Exercise task —
Transcribe everything in the data word for word. Pictures are left out.

Collected material —
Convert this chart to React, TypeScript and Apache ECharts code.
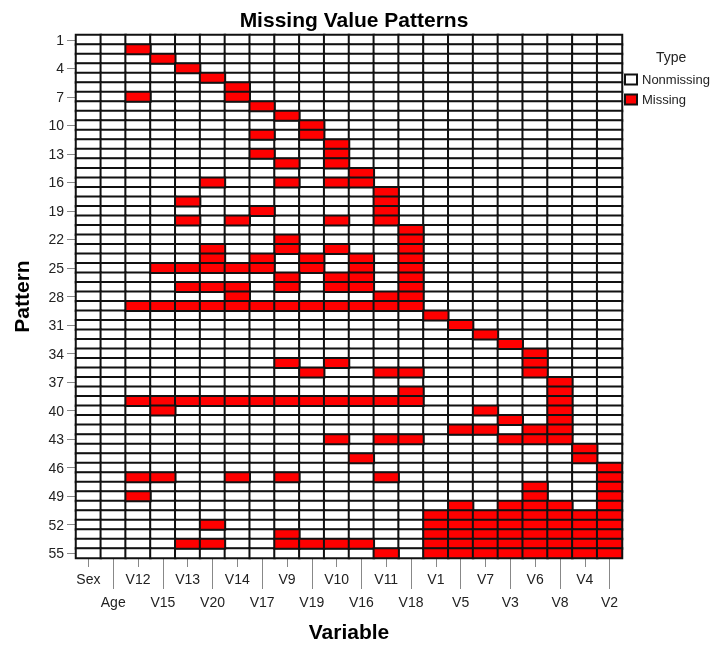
import React, { useEffect, useRef } from 'react';
import * as echarts from 'echarts';

const variables = ['Sex', 'Age', 'V12', 'V15', 'V13', 'V20', 'V14', 'V17', 'V9', 'V19', 'V10', 'V16', 'V11', 'V18', 'V1', 'V5', 'V7', 'V3', 'V6', 'V8', 'V4', 'V2'];

const patterns = ['1','2','3','4','5','6','7','8','9','10','11','12','13','14','15','16','17','18','19','20','21','22','23','24','25','26','27','28','29','30','31','32','33','34','35','36','37','38','39','40','41','42','43','44','45','46','47','48','49','50','51','52','53','54','55'];

const missingByPattern: string[][] = [
  [],
  ['V12'],
  ['V15'],
  ['V13'],
  ['V20'],
  ['V14'],
  ['V12', 'V14'],
  ['V17'],
  ['V9'],
  ['V19'],
  ['V17', 'V19'],
  ['V10'],
  ['V17', 'V10'],
  ['V9', 'V10'],
  ['V16'],
  ['V20', 'V9', 'V10', 'V16'],
  ['V11'],
  ['V13', 'V11'],
  ['V17', 'V11'],
  ['V13', 'V14', 'V10', 'V11'],
  ['V18'],
  ['V9', 'V18'],
  ['V20', 'V9', 'V10', 'V18'],
  ['V20', 'V17', 'V19', 'V16', 'V18'],
  ['V15', 'V13', 'V20', 'V14', 'V17', 'V19', 'V16', 'V18'],
  ['V9', 'V10', 'V16', 'V18'],
  ['V13', 'V20', 'V14', 'V9', 'V10', 'V16', 'V18'],
  ['V14', 'V11', 'V18'],
  ['V12', 'V15', 'V13', 'V20', 'V14', 'V17', 'V9', 'V19', 'V10', 'V16', 'V11', 'V18'],
  ['V1'],
  ['V5'],
  ['V7'],
  ['V3'],
  ['V6'],
  ['V9', 'V10', 'V6'],
  ['V19', 'V11', 'V18', 'V6'],
  ['V8'],
  ['V18', 'V8'],
  ['V12', 'V15', 'V13', 'V20', 'V14', 'V17', 'V9', 'V19', 'V10', 'V16', 'V11', 'V18', 'V8'],
  ['V15', 'V7', 'V8'],
  ['V3', 'V8'],
  ['V5', 'V7', 'V6', 'V8'],
  ['V10', 'V11', 'V18', 'V3', 'V6', 'V8'],
  ['V4'],
  ['V16', 'V4'],
  ['V2'],
  ['V12', 'V15', 'V14', 'V9', 'V11', 'V2'],
  ['V6', 'V2'],
  ['V12', 'V6', 'V2'],
  ['V5', 'V3', 'V6', 'V8', 'V2'],
  ['V1', 'V5', 'V7', 'V3', 'V6', 'V8', 'V4', 'V2'],
  ['V20', 'V1', 'V5', 'V7', 'V3', 'V6', 'V8', 'V4', 'V2'],
  ['V9', 'V1', 'V5', 'V7', 'V3', 'V6', 'V8', 'V4', 'V2'],
  ['V13', 'V20', 'V9', 'V19', 'V10', 'V16', 'V1', 'V5', 'V7', 'V3', 'V6', 'V8', 'V4', 'V2'],
  ['V11', 'V1', 'V5', 'V7', 'V3', 'V6', 'V8', 'V4', 'V2'],
];

const typeLabels = ['Nonmissing', 'Missing'];
const typeColors = ['#ffffff', '#ff0000'];

export default function App() {
  const ref = useRef<HTMLDivElement>(null);
  useEffect(() => {
    if (!ref.current) return;
    const chart = echarts.init(ref.current, undefined, { renderer: 'svg' });
    const nonMissing: number[][] = [];
    const missing: number[][] = [];
    missingByPattern.forEach((miss, r) => {
      variables.forEach((v, c) => {
        if (miss.includes(v)) missing.push([c, r, 1]);
        else nonMissing.push([c, r, 0]);
      });
    });
    const font = 'Arial, "Liberation Sans", sans-serif';
    const cellStyle = (color: string) => ({ color, borderColor: '#111', borderWidth: 2 });
    chart.setOption({
      animation: false,
      textStyle: { fontFamily: font },
      title: [
        {
          text: 'Missing Value Patterns', left: 349, top: 4, textAlign: 'center',
          textStyle: { fontSize: 21, fontWeight: 'bold', color: '#000', fontFamily: font },
        },
        {
          text: 'Type', left: 651, top: 45,
          textStyle: { fontSize: 14, fontWeight: 'normal', color: '#222', fontFamily: font },
        },
      ],
      visualMap: {
        type: 'piecewise', show: false, seriesIndex: [0, 1], dimension: 2,
        pieces: [
          { value: 0, color: typeColors[0] },
          { value: 1, color: typeColors[1] },
        ],
      },
      legend: {
        orient: 'vertical', left: 624, top: 73, padding: 0, icon: 'rect',
        itemWidth: 12, itemHeight: 10, itemGap: 7, selectedMode: false,
        data: typeLabels,
        textStyle: { fontSize: 13, color: '#222', fontFamily: font },
      },
      grid: { left: 76, top: 35, right: 93, bottom: 87 },
      xAxis: [
        {
          type: 'category', data: variables, position: 'bottom',
          axisLine: { show: true, lineStyle: { color: '#111', width: 2 } },
          axisTick: { show: true, alignWithLabel: true, length: 9, interval: (i: number) => i % 2 === 0, lineStyle: { color: '#888' } },
          axisLabel: { interval: (i: number) => i % 2 === 0, margin: 14, fontSize: 14, color: '#222' },
          splitLine: { show: false },
          name: 'Variable', nameLocation: 'middle', nameGap: 63,
          nameTextStyle: { fontSize: 21, fontWeight: 'bold', color: '#000' },
        },
        {
          type: 'category', data: variables, position: 'bottom', offset: 0,
          axisLine: { show: false },
          axisTick: { show: true, alignWithLabel: true, length: 31, interval: (i: number) => i % 2 === 1, lineStyle: { color: '#888' } },
          axisLabel: { interval: (i: number) => i % 2 === 1, margin: 37, fontSize: 14, color: '#222' },
          splitLine: { show: false },
        },
      ],
      yAxis: {
        type: 'category', data: patterns, inverse: true,
        axisLine: { show: true, lineStyle: { color: '#111', width: 2 } },
        axisTick: { show: true, alignWithLabel: true, interval: 2, length: 9, lineStyle: { color: '#888' } },
        axisLabel: { interval: 2, margin: 12, fontSize: 14, color: '#222' },
        splitLine: { show: false },
        name: 'Pattern', nameLocation: 'middle', nameGap: 44, nameRotate: 90,
        nameTextStyle: { fontSize: 21, fontWeight: 'bold', color: '#000' },
      },
      series: [
        {
          type: 'heatmap', name: typeLabels[0], data: nonMissing,
          itemStyle: cellStyle(typeColors[0]), emphasis: { disabled: true },
        },
        {
          type: 'heatmap', name: typeLabels[1], data: missing,
          itemStyle: cellStyle(typeColors[1]), emphasis: { disabled: true },
        },
      ],
    });
    return () => chart.dispose();
  }, []);
  return <div ref={ref} style={{ position: 'fixed', left: 0, top: 0, width: 715, height: 647 }} />;
}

Complete answer —
Convert this chart to React, TypeScript and Apache ECharts code.
import React, { useEffect, useRef } from 'react';
import * as echarts from 'echarts';

const variables = ['Sex', 'Age', 'V12', 'V15', 'V13', 'V20', 'V14', 'V17', 'V9', 'V19', 'V10', 'V16', 'V11', 'V18', 'V1', 'V5', 'V7', 'V3', 'V6', 'V8', 'V4', 'V2'];

const patterns = ['1','2','3','4','5','6','7','8','9','10','11','12','13','14','15','16','17','18','19','20','21','22','23','24','25','26','27','28','29','30','31','32','33','34','35','36','37','38','39','40','41','42','43','44','45','46','47','48','49','50','51','52','53','54','55'];

const missingByPattern: string[][] = [
  [],
  ['V12'],
  ['V15'],
  ['V13'],
  ['V20'],
  ['V14'],
  ['V12', 'V14'],
  ['V17'],
  ['V9'],
  ['V19'],
  ['V17', 'V19'],
  ['V10'],
  ['V17', 'V10'],
  ['V9', 'V10'],
  ['V16'],
  ['V20', 'V9', 'V10', 'V16'],
  ['V11'],
  ['V13', 'V11'],
  ['V17', 'V11'],
  ['V13', 'V14', 'V10', 'V11'],
  ['V18'],
  ['V9', 'V18'],
  ['V20', 'V9', 'V10', 'V18'],
  ['V20', 'V17', 'V19', 'V16', 'V18'],
  ['V15', 'V13', 'V20', 'V14', 'V17', 'V19', 'V16', 'V18'],
  ['V9', 'V10', 'V16', 'V18'],
  ['V13', 'V20', 'V14', 'V9', 'V10', 'V16', 'V18'],
  ['V14', 'V11', 'V18'],
  ['V12', 'V15', 'V13', 'V20', 'V14', 'V17', 'V9', 'V19', 'V10', 'V16', 'V11', 'V18'],
  ['V1'],
  ['V5'],
  ['V7'],
  ['V3'],
  ['V6'],
  ['V9', 'V10', 'V6'],
  ['V19', 'V11', 'V18', 'V6'],
  ['V8'],
  ['V18', 'V8'],
  ['V12', 'V15', 'V13', 'V20', 'V14', 'V17', 'V9', 'V19', 'V10', 'V16', 'V11', 'V18', 'V8'],
  ['V15', 'V7', 'V8'],
  ['V3', 'V8'],
  ['V5', 'V7', 'V6', 'V8'],
  ['V10', 'V11', 'V18', 'V3', 'V6', 'V8'],
  ['V4'],
  ['V16', 'V4'],
  ['V2'],
  ['V12', 'V15', 'V14', 'V9', 'V11', 'V2'],
  ['V6', 'V2'],
  ['V12', 'V6', 'V2'],
  ['V5', 'V3', 'V6', 'V8', 'V2'],
  ['V1', 'V5', 'V7', 'V3', 'V6', 'V8', 'V4', 'V2'],
  ['V20', 'V1', 'V5', 'V7', 'V3', 'V6', 'V8', 'V4', 'V2'],
  ['V9', 'V1', 'V5', 'V7', 'V3', 'V6', 'V8', 'V4', 'V2'],
  ['V13', 'V20', 'V9', 'V19', 'V10', 'V16', 'V1', 'V5', 'V7', 'V3', 'V6', 'V8', 'V4', 'V2'],
  ['V11', 'V1', 'V5', 'V7', 'V3', 'V6', 'V8', 'V4', 'V2'],
];

const typeLabels = ['Nonmissing', 'Missing'];
const typeColors = ['#ffffff', '#ff0000'];

export default function App() {
  const ref = useRef<HTMLDivElement>(null);
  useEffect(() => {
    if (!ref.current) return;
    const chart = echarts.init(ref.current, undefined, { renderer: 'svg' });
    const nonMissing: number[][] = [];
    const missing: number[][] = [];
    missingByPattern.forEach((miss, r) => {
      variables.forEach((v, c) => {
        if (miss.includes(v)) missing.push([c, r, 1]);
        else nonMissing.push([c, r, 0]);
      });
    });
    const font = 'Arial, "Liberation Sans", sans-serif';
    const cellStyle = (color: string) => ({ color, borderColor: '#111', borderWidth: 2 });
    chart.setOption({
      animation: false,
      textStyle: { fontFamily: font },
      title: [
        {
          text: 'Missing Value Patterns', left: 349, top: 4, textAlign: 'center',
          textStyle: { fontSize: 21, fontWeight: 'bold', color: '#000', fontFamily: font },
        },
        {
          text: 'Type', left: 651, top: 45,
          textStyle: { fontSize: 14, fontWeight: 'normal', color: '#222', fontFamily: font },
        },
      ],
      visualMap: {
        type: 'piecewise', show: false, seriesIndex: [0, 1], dimension: 2,
        pieces: [
          { value: 0, color: typeColors[0] },
          { value: 1, color: typeColors[1] },
        ],
      },
      legend: {
        orient: 'vertical', left: 624, top: 73, padding: 0, icon: 'rect',
        itemWidth: 12, itemHeight: 10, itemGap: 7, selectedMode: false,
        data: typeLabels,
        textStyle: { fontSize: 13, color: '#222', fontFamily: font },
      },
      grid: { left: 76, top: 35, right: 93, bottom: 87 },
      xAxis: [
        {
          type: 'category', data: variables, position: 'bottom',
          axisLine: { show: true, lineStyle: { color: '#111', width: 2 } },
          axisTick: { show: true, alignWithLabel: true, length: 9, interval: (i: number) => i % 2 === 0, lineStyle: { color: '#888' } },
          axisLabel: { interval: (i: number) => i % 2 === 0, margin: 14, fontSize: 14, color: '#222' },
          splitLine: { show: false },
          name: 'Variable', nameLocation: 'middle', nameGap: 63,
          nameTextStyle: { fontSize: 21, fontWeight: 'bold', color: '#000' },
        },
        {
          type: 'category', data: variables, position: 'bottom', offset: 0,
          axisLine: { show: false },
          axisTick: { show: true, alignWithLabel: true, length: 31, interval: (i: number) => i % 2 === 1, lineStyle: { color: '#888' } },
          axisLabel: { interval: (i: number) => i % 2 === 1, margin: 37, fontSize: 14, color: '#222' },
          splitLine: { show: false },
        },
      ],
      yAxis: {
        type: 'category', data: patterns, inverse: true,
        axisLine: { show: true, lineStyle: { color: '#111', width: 2 } },
        axisTick: { show: true, alignWithLabel: true, interval: 2, length: 9, lineStyle: { color: '#888' } },
        axisLabel: { interval: 2, margin: 12, fontSize: 14, color: '#222' },
        splitLine: { show: false },
        name: 'Pattern', nameLocation: 'middle', nameGap: 44, nameRotate: 90,
        nameTextStyle: { fontSize: 21, fontWeight: 'bold', color: '#000' },
      },
      series: [
        {
          type: 'heatmap', name: typeLabels[0], data: nonMissing,
          itemStyle: cellStyle(typeColors[0]), emphasis: { disabled: true },
        },
        {
          type: 'heatmap', name: typeLabels[1], data: missing,
          itemStyle: cellStyle(typeColors[1]), emphasis: { disabled: true },
        },
      ],
    });
    return () => chart.dispose();
  }, []);
  return <div ref={ref} style={{ position: 'fixed', left: 0, top: 0, width: 715, height: 647 }} />;
}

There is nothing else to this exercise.